Go through the entries below and copy each line containing the word "this".

═══ SUPPLIED INFORMATION

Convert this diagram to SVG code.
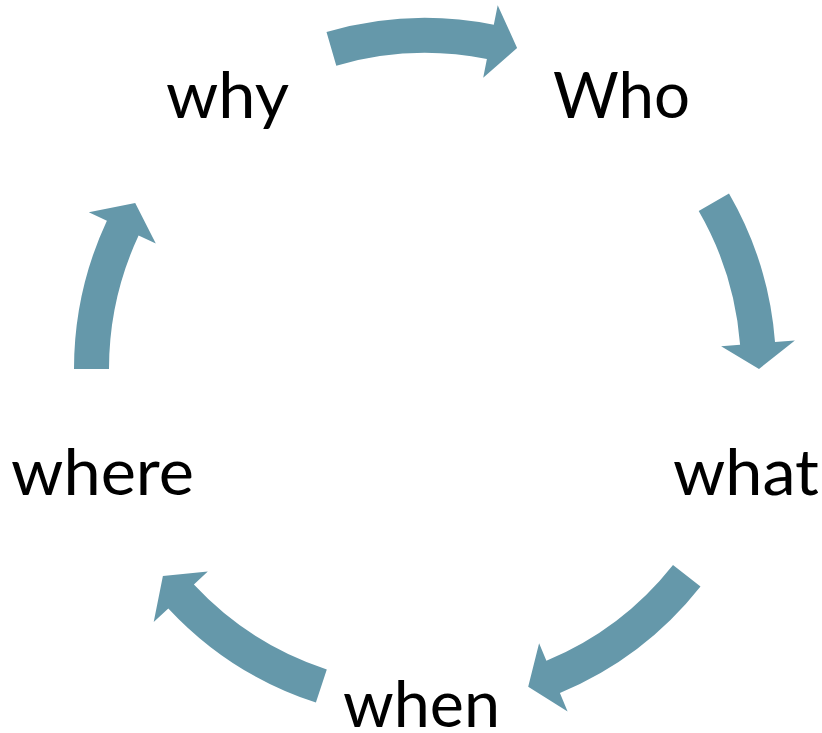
<svg xmlns="http://www.w3.org/2000/svg" width="822" height="733" viewBox="0 0 822 733">
<style>
.arrow{fill:#6598AA;stroke:none}
.lbl{font-family:Lato,"Open Sans","Liberation Sans",sans-serif;font-size:64px;fill:#000000}
</style>
<rect width="822" height="733" fill="#ffffff"/>
<g id="connectors">
<path class="arrow" d="M326.5,32.1 A351,351 0 0 1 493.8,24.8 L497.7,5.2 L517.1,47.9 L483.2,77.8 L486.9,59.1 A316,316 0 0 0 336.3,65.7 Z"/>
<path class="arrow" d="M729,193.5 A351,351 0 0 1 775,342.1 L794.9,340.5 L759,369 L721.1,346.2 L740.1,344.8 A316,316 0 0 0 698.7,211 Z"/>
<path class="arrow" d="M700.5,586.5 A351,351 0 0 1 559.9,693 L567.6,711.5 L528.2,686.7 L539.1,643.2 L546.4,660.7 A316,316 0 0 0 673,564.9 Z"/>
<path class="arrow" d="M315.9,702.6 A351,351 0 0 1 168.3,608.4 L153.7,622 L162.9,576 L207.8,571.6 L193.9,584.5 A316,316 0 0 0 326.8,669.4 Z"/>
<path class="arrow" d="M74,369 A351,351 0 0 1 106.9,220.7 L88.8,212.2 L135.2,203 L155.8,243.5 L138.6,235.5 A316,316 0 0 0 109,369 Z"/>
</g>
<g id="node-who"><text class="lbl" x="553" y="118" textLength="137" lengthAdjust="spacingAndGlyphs">Who</text></g>
<g id="node-what"><text class="lbl" x="673" y="495" textLength="146" lengthAdjust="spacingAndGlyphs">what</text></g>
<g id="node-when"><text class="lbl" x="343" y="727" textLength="157" lengthAdjust="spacingAndGlyphs">when</text></g>
<g id="node-where"><text class="lbl" x="11" y="495" textLength="183" lengthAdjust="spacingAndGlyphs">where</text></g>
<g id="node-why"><text class="lbl" x="166" y="118" textLength="123" lengthAdjust="spacingAndGlyphs">why</text></g>
</svg>
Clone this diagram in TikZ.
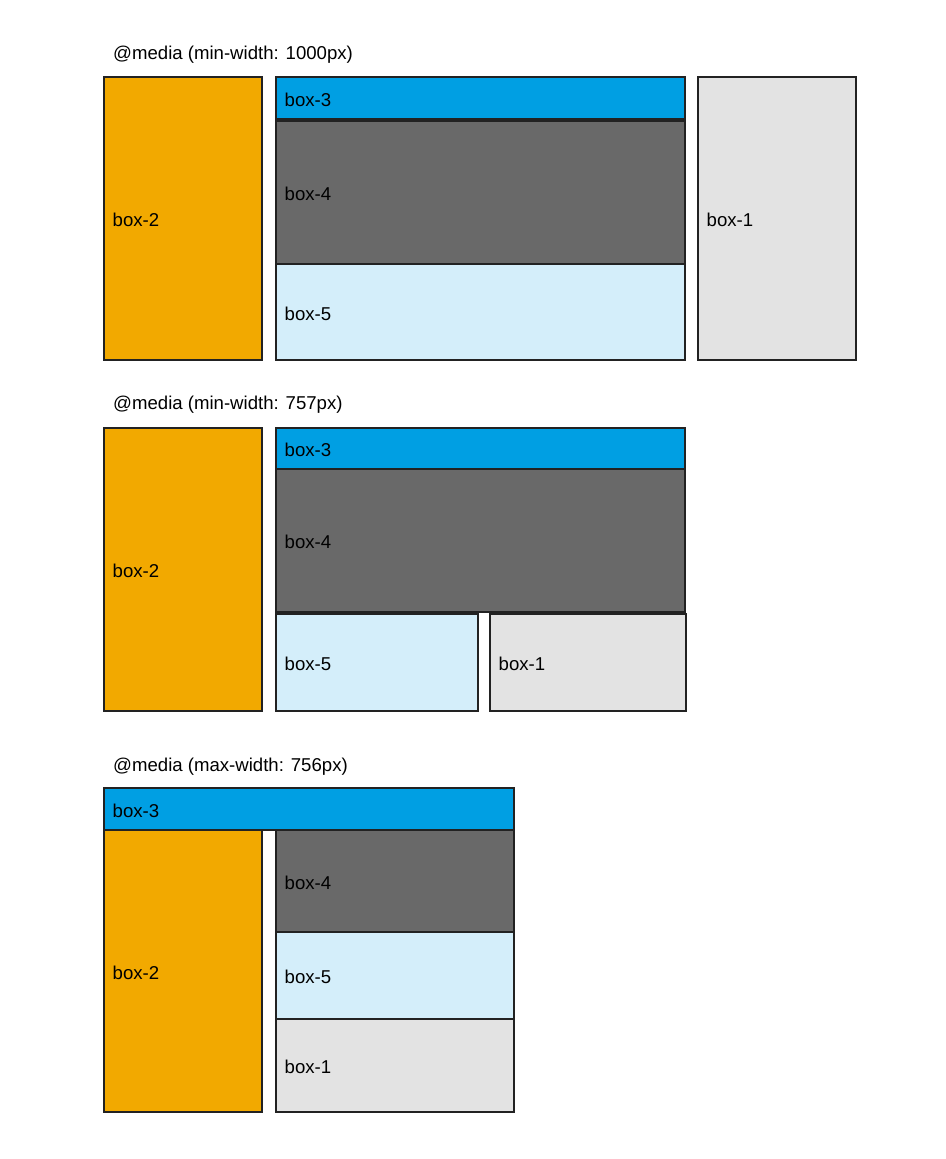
\documentclass[tikz,border=0pt]{standalone}
\usepackage{fontspec}
\setmainfont{Liberation Sans}
\definecolor{corange}{RGB}{242,169,0}
\definecolor{cblue}{RGB}{0,159,227}
\definecolor{cdark}{RGB}{105,105,105}
\definecolor{clblue}{RGB}{212,238,250}
\definecolor{clgray}{RGB}{227,227,227}
\definecolor{cline}{RGB}{34,34,34}
\begin{document}
\begin{tikzpicture}[x=1pt,y=-1pt,
  every node/.style={font=\fontsize{18.6}{22}\selectfont},
  box/.style={draw=cline, line width=1.8pt, anchor=north west, inner sep=0pt},
  lbl/.style={anchor=west, xshift=9.5pt, yshift=-1.5pt, inner sep=0pt},
  ttl/.style={anchor=west, inner sep=0pt}]
\useasboundingbox (0,0) rectangle (945,1159);
% section 1
\node[ttl] (t1) at (113,55) {@media (min-width: 1000px)};
\node[box, fill=corange, minimum width=158pt, minimum height=283pt, label={[lbl]west:box-2}] (a2) at (103,76) {};
\node[box, fill=cblue, minimum width=409pt, minimum height=42pt, label={[lbl]west:box-3}] (a3) at (275,76) {};
\node[box, fill=cdark, minimum width=409pt, minimum height=143pt, label={[lbl]west:box-4}] (a4) at (275,120) {};
\node[box, fill=clblue, minimum width=409pt, minimum height=96pt, label={[lbl]west:box-5}] (a5) at (275,263) {};
\node[box, fill=clgray, minimum width=158pt, minimum height=283pt, label={[lbl]west:box-1}] (a1) at (697,76) {};
% section 2
\node[ttl] (t2) at (113,405) {@media (min-width: 757px)};
\node[box, fill=corange, minimum width=158pt, minimum height=283pt, label={[lbl]west:box-2}] (b2) at (103,427) {};
\node[box, fill=cblue, minimum width=409pt, minimum height=41pt, label={[lbl]west:box-3}] (b3) at (275,427) {};
\node[box, fill=cdark, minimum width=409pt, minimum height=143pt, label={[lbl]west:box-4}] (b4) at (275,468) {};
\node[box, fill=clblue, minimum width=202pt, minimum height=97pt, label={[lbl]west:box-5}] (b5) at (275,613) {};
\node[box, fill=clgray, minimum width=196pt, minimum height=97pt, label={[lbl]west:box-1}] (b1) at (489,613) {};
% section 3
\node[ttl] (t3) at (113,767) {@media (max-width: 756px)};
\node[box, fill=corange, minimum width=158pt, minimum height=282pt, label={[lbl]west:box-2}] (c2) at (103,829) {};
\node[box, fill=cblue, minimum width=410pt, minimum height=42pt, label={[lbl]west:box-3}] (c3) at (103,787) {};
\node[box, fill=cdark, minimum width=238pt, minimum height=102pt, label={[lbl]west:box-4}] (c4) at (275,829) {};
\node[box, fill=clblue, minimum width=238pt, minimum height=87pt, label={[lbl]west:box-5}] (c5) at (275,931) {};
\node[box, fill=clgray, minimum width=238pt, minimum height=93pt, label={[lbl]west:box-1}] (c1) at (275,1018) {};
\end{tikzpicture}
\end{document}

══════

> _WRITTEN SOLUTION_
Convert this diagram to SVG code.
Clone this diagram in TikZ.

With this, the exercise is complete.